TransAm Trucking fired Maddin for disobeying instructions to stay with the trailer or drag it to the nearest service station despite the inoperable brakes. But a U.S. Labor Department administrative law judge (ALJ) found that the company had violated whistleblower protections in the Surface Transportation Assistance Act by retaliating against him for reporting the safety issue and refusing the order to drive the vehicle in an evidently hazardous manner.
Maddin may sound like the kind of working-class American who helped Donald J. Trump win the presidency expecting no longer to be forgotten. When Maddin's case reached the federal appeals court in Denver, however, Trump's nominee for the Supreme Court turned a deaf ear to his plight. The Tenth U.S. Circuit Court of Appeals majority in the case upheld the ALJ's ruling that the company owed Maddin back pay and had to clear his personnel file of any negative findings about the episode.
Dissenting, Judge Neil Gorsuch argued that the truck safety law prohibited a company from firing an employee only for a refusal because of safety concerns to "operate" the vehicle. Maddin had not refused to operate the vehicle, Gorsuch argued, but had instead chosen to operate it contrary to instructions in a manner that he deemed safe for himself and the cargo.
The court's decision in TransAm Trucking, Inc. v. Administrative Review Board drew scant attention when issued last summer [Aug. 8, 2016]. In a telling coincidence, however, two sets of lawyers reviewing Gorsuch's record in advance of his confirmation hearings next month [March 20-23] both spotted the case and saw Gorsuch's dissent as an indication of his likely stance on business and labor cases if confirmed for the lifetime post.
Lawyers with the Leadership Conference on Civil Rights called Gorsuch's dissent an example of his "favorable treatment of employers and corporate defendants" and his "reflexive rejection of workers' rights claims." Three lawyers with the corporate law firm Orrick, Herrington & Sutcliffe, on the other hand, praised Gorsuch's dissent as an example of his commitment to "textualism" in statutory construction and his refusal to uphold administrative agency interpretations "untethered from the statutory language itself."
Attorneys Rachel Apter, Bob Loeb, and Paul David Meyer concluded in their 2,500-word paper that Gorsuch's confirmation would help return the Supreme Court to its "business-friendly leanings." They cited other Gorsuch opinions, some of them in dissent, to suggest that he would give corporate defendants more tools to block class action suits, limit liability for securities fraud, and favor enforcement of mandatory arbitration clauses against workers or consumers. Gorsuch's vote on those issues, the lawyers write, "could often be decisive."
The civil rights lawyers instead read Gorsuch's record as "out of the mainstream of legal thought." His record on the bench, along with writings and speeches, "demonstrate that he is a judge with an agenda," the civil rights group said in a six-page evaluation, even when precedent dictates a contrary result. The report notes other Gorsuch's opinions unfavorable to plaintiffs in five separate workers' rights cases, four of them in dissent.
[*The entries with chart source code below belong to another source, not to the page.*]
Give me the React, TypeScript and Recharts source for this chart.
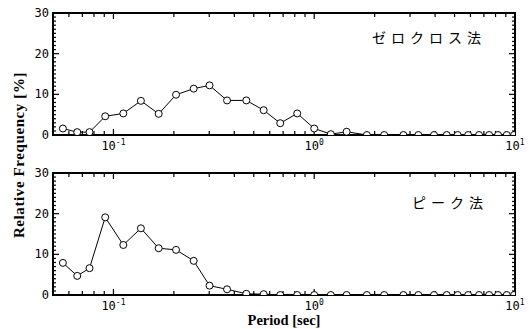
import { Label, Line, LineChart, ReferenceArea, ReferenceLine, XAxis, YAxis } from "recharts";

// period bins [sec]
const periods = [
  0.056, 0.066, 0.076, 0.091, 0.112, 0.137, 0.168, 0.205, 0.251, 0.301, 0.368,
  0.459, 0.56, 0.677, 0.823, 1.0, 1.21, 1.45, 1.83, 2.23, 2.78, 3.3, 3.95, 4.57,
  5.18, 5.84, 6.62, 7.43, 8.23, 9.1, 9.89,
];

// relative frequency [%] - zero crossing method
const zeroCross = [
  1.6, 0.7, 0.7, 4.6, 5.3, 8.4, 5.2, 9.9, 11.4, 12.2, 8.5, 8.5, 6.1, 2.9, 5.3,
  1.6, 0.2, 0.8, 0, 0, 0, 0, 0, 0, 0, 0, 0, 0, 0, 0, 0,
];

// relative frequency [%] - peak method
const peak = [
  7.9, 4.7, 6.6, 19.1, 12.3, 16.4, 11.5, 11.1, 8.4, 2.3, 1.4, 0.3, 0.2, 0, 0,
  0, 0, 0, 0, 0, 0, 0, 0, 0, 0, 0, 0, 0, 0, 0, 0,
];

const xTicks = [
  0.05, 0.06, 0.07, 0.08, 0.09, 0.1, 0.2, 0.3, 0.4, 0.5, 0.6, 0.7, 0.8, 0.9, 1,
  2, 3, 4, 5, 6, 7, 8, 9, 10,
];
const xLabels = [0.1, 1, 10];
const xExp: Record<number, string> = { 0.1: "-1", 1: "0", 10: "1" };
const yTicks = Array.from({ length: 31 }, (_, i) => i);
const yLabels = [0, 10, 20, 30];

const X_MIN = 0.05;
const X_MAX = 10;
const Y_MAX = 30;

const data = periods.map((p, i) => ({ p, zero: zeroCross[i], peak: peak[i] }));

const mono = "'DejaVu Sans Mono', monospace";
const serif = "'Liberation Serif', serif";

// inward tick lengths, in data units (~6px / ~4px / ~3px)
const xTickLen = (v: number) => (xExp[v] ? 1.5 : 1);
const yTickFactor = (v: number) => Math.pow(10, (v % 10 === 0 ? 6 : 3) / 201);

const XLabelTick = (props: any) => {
  const { x, y, payload } = props;
  return (
    <text x={x} y={y + 15} textAnchor="middle" fontFamily={mono} fontSize={12} fill="#000">
      10<tspan dy={-5} fontSize={8}>{xExp[payload.value]}</tspan>
    </text>
  );
};

const YLabelTick = (props: any) => {
  const { x, y, payload } = props;
  return (
    <text x={x - 4} y={y + 4} textAnchor="end" fontFamily={mono} fontSize={12} fill="#000">
      {payload.value}
    </text>
  );
};

const tickStroke = { stroke: "#000", strokeWidth: 1.2, ifOverflow: "visible" as const };

const Panel = ({ dataKey, xLabel }: { dataKey: string; xLabel?: boolean }) => (
  <LineChart
    width={530}
    height={xLabel ? 169 : 160}
    data={data}
    margin={{ top: 13, right: 15, left: 0, bottom: 0 }}
  >
    <XAxis
      dataKey="p"
      type="number"
      scale="log"
      domain={[X_MIN, X_MAX]}
      ticks={xLabels}
      interval={0}
      tickSize={0}
      tickMargin={0}
      tickLine={false}
      axisLine={false}
      tick={<XLabelTick />}
      height={xLabel ? 34 : 25}
      allowDataOverflow
    >
      {xLabel && (
        <Label
          value="Period [sec]"
          position="insideBottom"
          offset={4}
          style={{ fontFamily: serif, fontWeight: "bold", fontSize: 14.5, fill: "#000" }}
        />
      )}
    </XAxis>
    <YAxis
      domain={[0, Y_MAX]}
      ticks={yLabels}
      interval={0}
      tickSize={0}
      tickMargin={0}
      tickLine={false}
      axisLine={false}
      tick={<YLabelTick />}
      width={53}
      allowDataOverflow
    />
    {xTicks.map((v) => (
      <ReferenceLine
        key={`b${v}`}
        segment={[{ x: v, y: 0 }, { x: v, y: xTickLen(v) }]}
        {...tickStroke}
      />
    ))}
    {xTicks.map((v) => (
      <ReferenceLine
        key={`t${v}`}
        segment={[{ x: v, y: Y_MAX }, { x: v, y: Y_MAX - xTickLen(v) }]}
        {...tickStroke}
      />
    ))}
    {yTicks.map((v) => (
      <ReferenceLine
        key={`l${v}`}
        segment={[{ x: X_MIN, y: v }, { x: X_MIN * yTickFactor(v), y: v }]}
        {...tickStroke}
      />
    ))}
    {yTicks.map((v) => (
      <ReferenceLine
        key={`r${v}`}
        segment={[{ x: X_MAX, y: v }, { x: X_MAX / yTickFactor(v), y: v }]}
        {...tickStroke}
      />
    ))}
    <ReferenceArea
      x1={X_MIN}
      x2={X_MAX}
      y1={0}
      y2={Y_MAX}
      fill="none"
      fillOpacity={0}
      stroke="#000"
      strokeOpacity={1}
      strokeWidth={2}
      ifOverflow="visible"
    />
    <Line
      dataKey={dataKey}
      stroke="#000"
      strokeWidth={1}
      dot={{ r: 3.5, stroke: "#000", strokeWidth: 1, fill: "#fff" }}
      isAnimationActive={false}
    />
  </LineChart>
);

const jp = {
  position: "absolute" as const,
  fontFamily: "'Noto Sans CJK JP', sans-serif",
  fontSize: 14,
  letterSpacing: 5,
  color: "#000",
  lineHeight: "16px",
};

const App = () => {
  return (
    <div
      style={{
        position: "absolute",
        left: 0,
        top: 0,
        width: 530,
        height: 329,
        background: "#fff",
        overflow: "hidden",
      }}
    >
      <div style={{ position: "absolute", left: 0, top: 0 }}>
        <Panel dataKey="zero" />
      </div>
      <div style={{ position: "absolute", left: 0, top: 160 }}>
        <Panel dataKey="peak" xLabel />
      </div>
      <div style={{ ...jp, left: 372, top: 29 }}>ゼロクロス法</div>
      <div style={{ ...jp, left: 412, top: 194 }}>ピーク法</div>
      <div
        style={{
          position: "absolute",
          left: 19,
          top: 155,
          transform: "translate(-50%, -50%) rotate(-90deg)",
          whiteSpace: "nowrap",
          fontFamily: serif,
          fontWeight: "bold",
          fontSize: 15,
          letterSpacing: 0.6,
          color: "#000",
        }}
      >
        Relative Frequency [%]
      </div>
    </div>
  );
};

export default App;
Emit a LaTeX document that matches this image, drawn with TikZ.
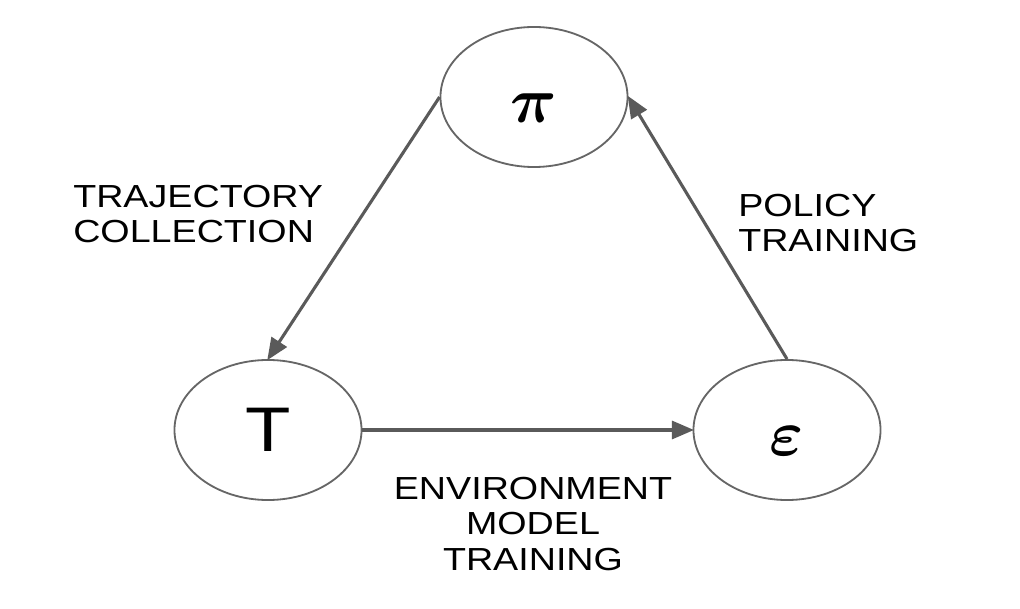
\documentclass[tikz,border=0pt]{standalone}
\usepackage{amsmath}
\usepackage{graphicx}
\usepackage{fontspec}
\usepackage{tikz}
\usetikzlibrary{positioning, arrows.meta, shapes.geometric}

\newfontfamily\labelfont[FakeStretch=1.18]{Liberation Sans}
\definecolor{edgegray}{HTML}{5A5A5A}
\definecolor{ringgray}{HTML}{666666}
\newcommand{\bigsym}[1]{\raisebox{-0.27cm}[\height][\depth]{\scalebox{4.6}{$\boldsymbol{#1}$}}}

\begin{document}
\begin{tikzpicture}[
                x=0.025cm, y=-0.025cm,
                >={Triangle[length=0.55cm, width=0.45cm]},
                state/.style={ellipse, draw=ringgray, line width=1.3pt, fill=white, minimum width=4.675cm, minimum height=3.5cm, inner sep=0pt},
                arrow/.style={->, line width=2.2pt, draw=edgegray, shorten >=-1pt},
                caption/.style={font=\labelfont\fontsize{22.7}{24.9}\selectfont, inner sep=0pt}
            ]

            \useasboundingbox (0,0) rectangle (1020,609);

            % Nodes
            \node[state] (policy) at (534,97) {\bigsym{\pi}};
            \node[state] (traj) at (268,430) {\labelfont\fontsize{44.8}{50}\selectfont T};
            \node[state] (env) at (787,430) {\bigsym{\varepsilon}};

            % Edges
            \draw[arrow] (policy.west) -- (traj.north);
            \draw[arrow] (traj.east) -- (env.west);
            \draw[arrow] (env.north) -- (policy.east);

            % Labels
            \node[caption, anchor=west, align=left] (collect) at (73,214) {TRAJECTORY\\COLLECTION};
            \node[caption, anchor=west, align=left] (train) at (738,223) {POLICY\\TRAINING};
            \node[caption, align=center] (model) at (533,524) {ENVIRONMENT\\MODEL\\TRAINING};

        \end{tikzpicture}
\end{document}
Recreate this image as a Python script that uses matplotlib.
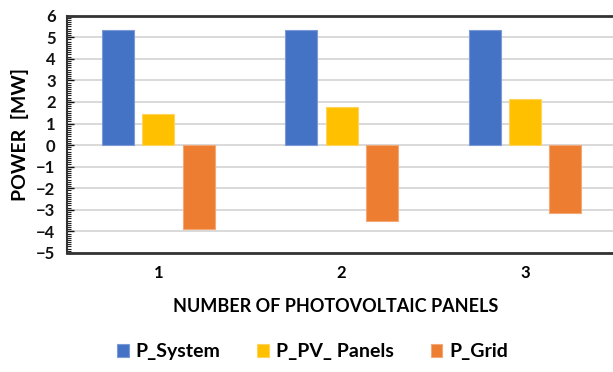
import numpy as np
import matplotlib
matplotlib.use('Agg')
import matplotlib.pyplot as plt
from matplotlib.ticker import MultipleLocator

plt.rcParams['font.family'] = ['Lato', 'DejaVu Sans']
plt.rcParams['font.weight'] = 'bold'

categories = ['1', '2', '3']
p_system = [5.32, 5.32, 5.32]
p_pv_panels = [1.42, 1.77, 2.14]
p_grid = [-3.90, -3.52, -3.16]

series = [
    ('P_System', p_system, '#4472C4', '#7c9ad6'),
    ('P_PV_ Panels', p_pv_panels, '#FFC000', '#ffd45c'),
    ('P_Grid', p_grid, '#ED7D31', '#f4a878'),
]

fig = plt.figure(figsize=(6.13, 3.72), dpi=100)
ax = fig.add_axes([0.1088, 0.320, 0.897, 0.638])

x = np.arange(len(categories))
width = 0.175
step = 0.22
for i, (name, vals, col, edge) in enumerate(series):
    ax.bar(x + (i - 1) * step, vals, width, color=col, edgecolor=edge,
           linewidth=0.8, label=name, zorder=3)

ax.set_xlim(-0.5, len(categories) - 0.5)
ax.set_ylim(-5, 6)
ax.set_xticks(x)
ax.set_xticklabels(categories)
ax.yaxis.set_major_locator(MultipleLocator(1))
ax.yaxis.set_minor_locator(MultipleLocator(0.1))
ax.grid(axis='y', color='#d9d9d9', linewidth=1.4, zorder=0)

for s in ['top', 'bottom', 'left']:
    ax.spines[s].set_color('#333333')
    ax.spines[s].set_zorder(4)
ax.spines['top'].set_linewidth(2.0)
ax.spines['bottom'].set_linewidth(2.0)
ax.spines['left'].set_linewidth(1.5)
ax.spines['right'].set_visible(False)
ax.set_axisbelow(False)

ax.tick_params(axis='y', which='major', direction='in', length=5, width=1,
               labelsize=12, pad=8, colors='#111111')
ax.tick_params(axis='y', which='minor', direction='in', length=3, width=0.8,
               colors='#222222')
ax.tick_params(axis='x', length=0, labelsize=12, pad=9)
for lab in ax.get_xticklabels() + ax.get_yticklabels():
    lab.set_fontweight('bold')

ax.set_ylabel('POWER  [MW]', fontsize=14, fontweight='bold', labelpad=5)
ax.set_xlabel('NUMBER OF PHOTOVOLTAIC PANELS', fontsize=13, fontweight='bold')
ax.xaxis.set_label_coords(0.49, -0.19)

fig.legend(loc='center', bbox_to_anchor=(0.51, 0.054), ncol=3, frameon=False,
           handlelength=0.6, handleheight=0.6, columnspacing=1.9,
           handletextpad=0.35, prop={'size': 14, 'weight': 'bold'})

fig.savefig('out.png', dpi=100)
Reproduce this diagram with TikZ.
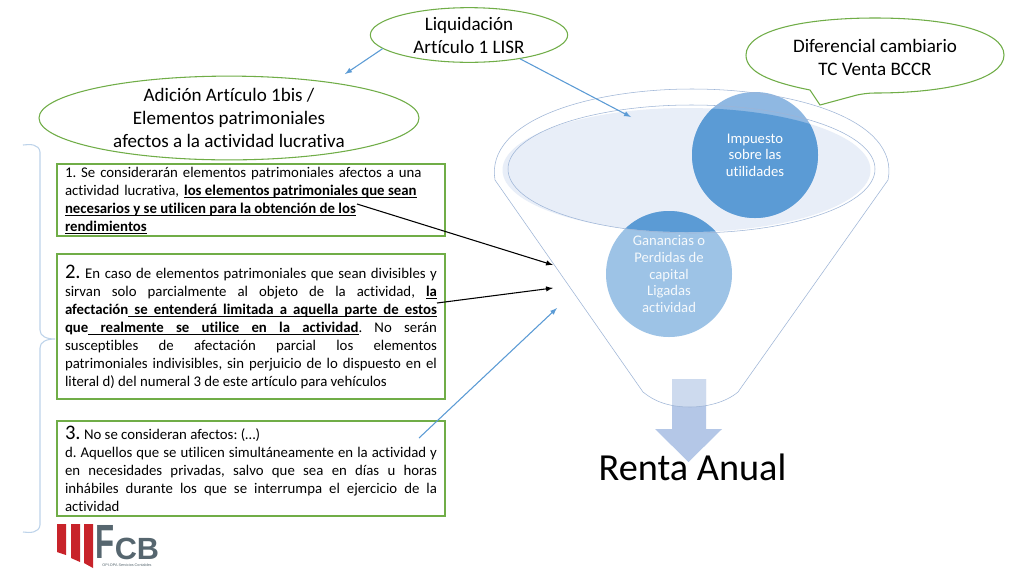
\documentclass[tikz,border=0pt]{standalone}
\usepackage{fontspec}
\setmainfont{Carlito}[Ligatures={NoCommon,TeX}]
\newfontfamily\logofont{Liberation Sans}
\usetikzlibrary{shapes.geometric}
\definecolor{bubbleGreen}{HTML}{70AD47}
\definecolor{funnelLine}{HTML}{9DB4D6}
\definecolor{arrowBlue}{HTML}{5B9BD5}
\definecolor{circleDark}{HTML}{5B9BD5}
\definecolor{circleLight}{HTML}{9DC3E6}
\definecolor{circleTop}{HTML}{8FB8E2}
\definecolor{funnelFill}{HTML}{E8EEF8}
\definecolor{bigArrow}{HTML}{B4C7E7}
\definecolor{bigArrowTop}{HTML}{CDDAEE}
\definecolor{braceBlue}{HTML}{BDD3EA}
\definecolor{logoRed}{HTML}{C8232A}
\definecolor{logoGrey}{HTML}{56666F}
\tikzset{
    bubble/.style={draw=bubbleGreen,fill=white,thick,ellipse,inner sep=0,align=center,font=\fontsize{14.3}{17.2}\selectfont},
    textbox/.style={draw=bubbleGreen,thick,fill=white,minimum width=291pt,inner xsep=6pt,inner ysep=0,text width=279pt,font=\frenchspacing\fontsize{11.1}{13.5}\selectfont},
    circletext/.style={text=white,align=center,font=\fontsize{11}{12.4}\selectfont},
    blueline/.style={draw=arrowBlue,thick,-latex},
    blackline/.style={draw=black,thick,-latex},
    logobar/.style={fill=logoRed,draw=none},
}
\newcommand{\urule}{\leaders\hrule height -1.2pt depth 1.7pt}
\def\bulgo#1 #2\bulend{\setbox0\hbox{#1}\urule\hskip\wd0\relax\kern-\wd0\copy0
    \if\relax\detokenize{#2}\relax\else
    \urule\hskip\fontdimen2\font plus\fontdimen3\font minus\fontdimen4\font\relax
    \bulgo#2\bulend\fi}
\newcommand{\bul}[1]{\leavevmode{\bfseries\bulgo#1 \bulend}}
\begin{document}
\begin{tikzpicture}[x=0.75pt,y=-0.75pt]
    \useasboundingbox (0,0) rectangle (1024,576);
    \fill[white] (0,0) rectangle (1024,576);

    \fill[funnelFill] (686.5,170) ellipse [x radius=184,y radius=62];
    \fill[circleTop] (755,155) circle (63);
    \fill[circleLight] (669,274) circle (63);
    \begin{scope}
        \clip (686.5,170) ellipse [x radius=184,y radius=62];
        \fill[circleDark] (755,155) circle (63);
        \fill[circleDark] (669,274) circle (63);
    \end{scope}
    \draw[funnelLine] (691.5,169) ellipse [x radius=183.5,y radius=64];

    \fill[bigArrow] (672,379) -- (706,379) -- (706,429) -- (722,429) -- (688.5,462) -- (655,429) -- (672,429) -- cycle;
    \begin{scope}
        \clip (495,180) .. controls (485,120) and (590,89) .. (692,89) .. controls (795,89) and (900,120) .. (888,180) -- (738,392) .. controls (725,403) and (705,407) .. (690,407) .. controls (670,407) and (655,402) .. (643,392) -- cycle;
        \fill[bigArrowTop] (672,379) rectangle (706,429);
    \end{scope}
    \draw[funnelLine] (495,180) .. controls (485,120) and (590,89) .. (692,89) .. controls (795,89) and (900,120) .. (888,180) -- (738,392) .. controls (725,403) and (705,407) .. (690,407) .. controls (670,407) and (655,402) .. (643,392) -- cycle;

    \node[circletext] (impuesto) at (755,155) {Impuesto\\sobre las\\utilidades};
    \node[circletext,text=white!90!circleLight] (ganancias) at (669,274) {Ganancias o\\Perdidas de\\capital\\Ligadas\\actividad};
    \node[font=\fontsize{28.7}{32}\selectfont] (renta) at (692.5,467) {Renta Anual};

    \draw[draw=bubbleGreen,fill=white,thick] (810,90) .. controls (770,82) and (746,72) .. (746,55) .. controls (746,30) and (805,18) .. (875,18) .. controls (945,18) and (1004,30) .. (1004,55) .. controls (1004,80) and (945,93) .. (875,93) .. controls (868,93) and (862,94) .. (857,95) -- (820,105) -- cycle;
    \node[align=center,font=\fontsize{14.3}{17.2}\selectfont] (diferencial) at (875,57) {Diferencial cambiario\\TC Venta BCCR};

    \node[bubble,minimum width=148pt,minimum height=41pt] (liquidacion) at (469,35) {Liquidación\\Artículo 1 LISR};
    \node[bubble,minimum width=285pt,minimum height=60pt] (adicion) at (229,118) {Adición Artículo 1bis /\\Elementos patrimoniales\\afectos a la actividad lucrativa};

    \node[textbox,minimum height=54pt,align=left] (boxUno) at (251,200) {1. Se considerarán elementos patrimoniales afectos a una\\
        actividad lucrativa, \bul{los elementos patrimoniales que sean}\\
        \bul{necesarios y se utilicen para la obtención de los}\\
        \bul{rendimientos}};
    \node[textbox,minimum height=108.75pt,align=justify] (boxDos) at (251,326.5) {{\fontsize{15.5}{13.5}\selectfont 2.} En caso de elementos patrimoniales que sean divisibles y\linebreak
        sirvan solo parcialmente al objeto de la actividad, \bul{la}\linebreak
        \bul{afectación se entenderá limitada a aquella parte de estos}\linebreak
        \bul{que realmente se utilice en la actividad}. No serán\linebreak
        susceptibles de afectación parcial los elementos\linebreak
        patrimoniales indivisibles, sin perjuicio de lo dispuesto en el\linebreak
        literal d) del numeral 3 de este artículo para vehículos};
    \node[textbox,minimum height=71.25pt,align=justify] (boxTres) at (251,468.5) {{\fontsize{15.5}{13.5}\selectfont 3.} No se consideran afectos: (…)\\
        d. Aquellos que se utilicen simultáneamente en la actividad y\linebreak
        en necesidades privadas, salvo que sea en días u horas\linebreak
        inhábiles durante los que se interrumpa el ejercicio de la\linebreak
        actividad};

    \coordinate (tipAdicion) at (345,74);
    \coordinate (tipElipse) at (631,117);
    \coordinate (startUno) at (357,204);
    \coordinate (tipUno) at (553,265);
    \coordinate (startDos) at (437,303);
    \coordinate (tipDos) at (553,288);
    \coordinate (startTres) at (419,438);
    \coordinate (tipTres) at (557,308);
    \draw[blueline] (liquidacion.189) -- (tipAdicion);
    \draw[blueline] (liquidacion.-25) -- (tipElipse);
    \draw[blackline] (startUno) -- (tipUno);
    \draw[blackline] (startDos) -- (tipDos);
    \draw[blueline] (startTres) -- (tipTres);

    \draw[braceBlue,thick] (23,145) .. controls (30,144) and (39,144) .. (40,152) -- (40,330) .. controls (40,336) and (46,339) .. (55,339) .. controls (46,339) and (40,342) .. (40,348) -- (40,525) .. controls (39,533) and (30,533) .. (23,532);

    \fill[logobar] (57,524) -- (66,524) -- (66,555) -- (57,552) -- cycle;
    \fill[logobar] (71,524) -- (80,524) -- (80,562) -- (71,558) -- cycle;
    \fill[logobar] (84,524) -- (93,524) -- (93,568) -- (84,563) -- cycle;
    \node[text=logoGrey,inner sep=0,xscale=0.65,font=\logofont\bfseries\fontsize{36}{36}\selectfont] (logoF) at (105.5,542) {F};
    \node[text=logoGrey,inner sep=0,font=\logofont\bfseries\fontsize{23}{23}\selectfont] (logoCB) at (137,549) {CB};
    \node[text=logoGrey,inner sep=0,font=\logofont\fontsize{2.8}{3}\selectfont] (logoSub) at (127,565) {OPI.OPA Servicios Contables};
\end{tikzpicture}
\end{document}
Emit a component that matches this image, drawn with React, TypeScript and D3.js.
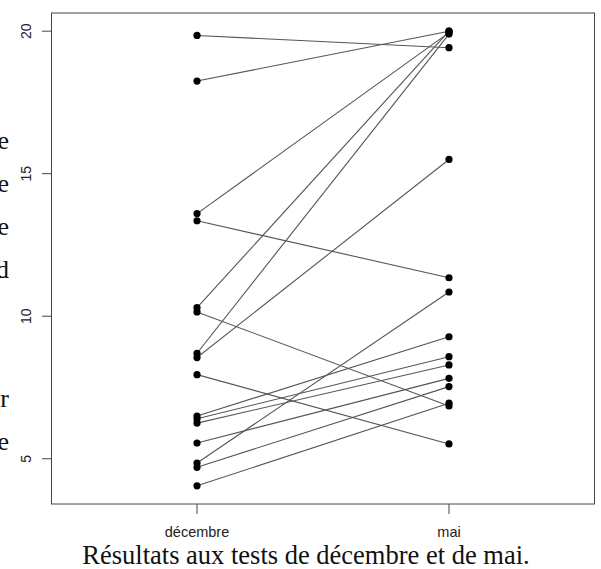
import React from "react";
import * as d3 from "d3";

const categories = ["décembre", "mai"];
const decembre = [19.85, 18.25, 13.6, 13.35, 10.3, 10.15, 8.7, 8.55, 7.95, 6.5, 6.4, 6.25, 5.55, 4.85, 4.7, 4.05];
const mai = [19.42, 20.0, 19.95, 11.35, 20.0, 6.85, 19.9, 15.5, 5.52, 9.28, 8.58, 8.29, 7.82, 10.85, 7.53, 6.95];
const yTicks = [5, 10, 15, 20];
const title = "Résultats aux tests de décembre et de mai.";
const sideLetters = [
  { ch: "e", row: 0 },
  { ch: "e", row: 1 },
  { ch: "e", row: 2 },
  { ch: "d", row: 3 },
  { ch: "r", row: 6 },
  { ch: "e", row: 7 },
];

export default function App() {
  const W = 601, H = 569;
  const box = { left: 51.5, right: 594.5, top: 13, bottom: 504 };
  const x = d3.scaleLinear().domain([0.4225, 2.5775]).range([box.left, box.right]);
  const allVals = [...decembre, ...mai];
  const ymin = d3.min(allVals)!, ymax = d3.max(allVals)!;
  const pad = (ymax - ymin) * 0.04;
  const y = d3.scaleLinear().domain([ymin - pad, ymax + pad]).range([box.bottom, box.top]);
  const pairs = decembre.map((d, i) => [d, mai[i]]);
  const line = d3.line<[number, number]>().x((p) => p[0]).y((p) => p[1]);
  const axisColor = "#444";
  const sans = "'Liberation Sans', Arial, sans-serif";
  const serif = "'Liberation Serif', 'Times New Roman', serif";

  return (
    <svg width={W} height={H} style={{ position: "absolute", left: 0, top: 0, background: "#fff" }}>
      <rect x={0} y={0} width={W} height={H} fill="#fff" />
      {sideLetters.map((s, i) => (
        <text key={i} x={9} y={149 + s.row * 43} textAnchor="end" fontFamily={serif} fontSize={26} fill="#111">
          {s.ch}
        </text>
      ))}
      {pairs.map((p, i) => (
        <path
          key={"l" + i}
          d={line([
            [x(1), y(p[0])],
            [x(2), y(p[1])],
          ])!}
          stroke="#555"
          strokeWidth={1.1}
          fill="none"
        />
      ))}
      {pairs.map((p, i) => (
        <g key={"p" + i}>
          <circle cx={x(1)} cy={y(p[0])} r={3.6} fill="#000" />
          <circle cx={x(2)} cy={y(p[1])} r={3.6} fill="#000" />
        </g>
      ))}
      <rect
        x={box.left}
        y={box.top}
        width={box.right - box.left}
        height={box.bottom - box.top}
        fill="none"
        stroke={axisColor}
        strokeWidth={1}
      />
      {yTicks.map((t) => (
        <g key={"yt" + t}>
          <line x1={box.left - 9.5} x2={box.left} y1={y(t)} y2={y(t)} stroke={axisColor} strokeWidth={1} />
          <text
            transform={`translate(31,${y(t)}) rotate(-90)`}
            textAnchor="middle"
            fontFamily={sans}
            fontSize={14}
            fill="#222"
          >
            {t}
          </text>
        </g>
      ))}
      {categories.map((c, i) => (
        <g key={"xt" + c}>
          <line x1={x(i + 1)} x2={x(i + 1)} y1={box.bottom} y2={box.bottom + 10} stroke={axisColor} strokeWidth={1} />
          <text x={x(i + 1)} y={537} textAnchor="middle" fontFamily={sans} fontSize={14.5} fill="#222">
            {c}
          </text>
        </g>
      ))}
      <text x={306} y={564} textAnchor="middle" fontFamily={serif} fontSize={26.5} fill="#111">
        {title}
      </text>
    </svg>
  );
}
The Lawyers' Committee helped organize a total of 107 other civil rights groups to sign on to the negative evaluation and to urge "all senators" to oppose his nomination. Besides his judicial record, the letter notes Gorsuch's article written for National Review in 2005 before his appointment to the bench criticizing "American liberals" for what he called their "overweening addiction to the courtroom as the place to debate social policy . . . ."
"Judge Gorsuch's hostility to the use of courts by discrimination victims to enforce their rights under the Constitution and federal law demonstrates his ideological agenda," the civil rights groups state. With the court "closely divided on many critical issues," they warn, Gorsuch "would tip the balance in a direction that would undermine many of our core rights and legal protections."
The civil rights groups also point critically to Gorsuch's votes in two high-profile decisions to allow employers to evade the Obamacare requirement to include coverage for contraceptives in health benefit plans based on religious objections. Among other decisions, they note his majority opinion in a 2013 case rejecting a constitutional claim against a police officer who fatally tased a fleeing 22-year-old suspect. The officer shot the youth in the head rather than the back, as taser training materials instructed except in high-risk cases.
The business lawyers note favorably Gorsuch's decade in private practice as a commercial litigator before taking the bench. By contrast, the civil rights groups want more information about Gorsuch's year-long tenure at the Justice Department as principal deputy to the associate attorney general. They note that he had responsibility for supervising the civil rights division, among other litigating units, during the intense controversy over political hiring and firing in the division.
Unrelatedly, the Campaign Legal Center, the Washington-based voting rights and campaign finance reform group, has filed a Freedom of Information Act request for documents pertaining to Gorsuch's service at Main Justice. Combined with Gorsuch's judicial record, the information will add to the partisan clash of opinions when Gorsuch takes the stand next month.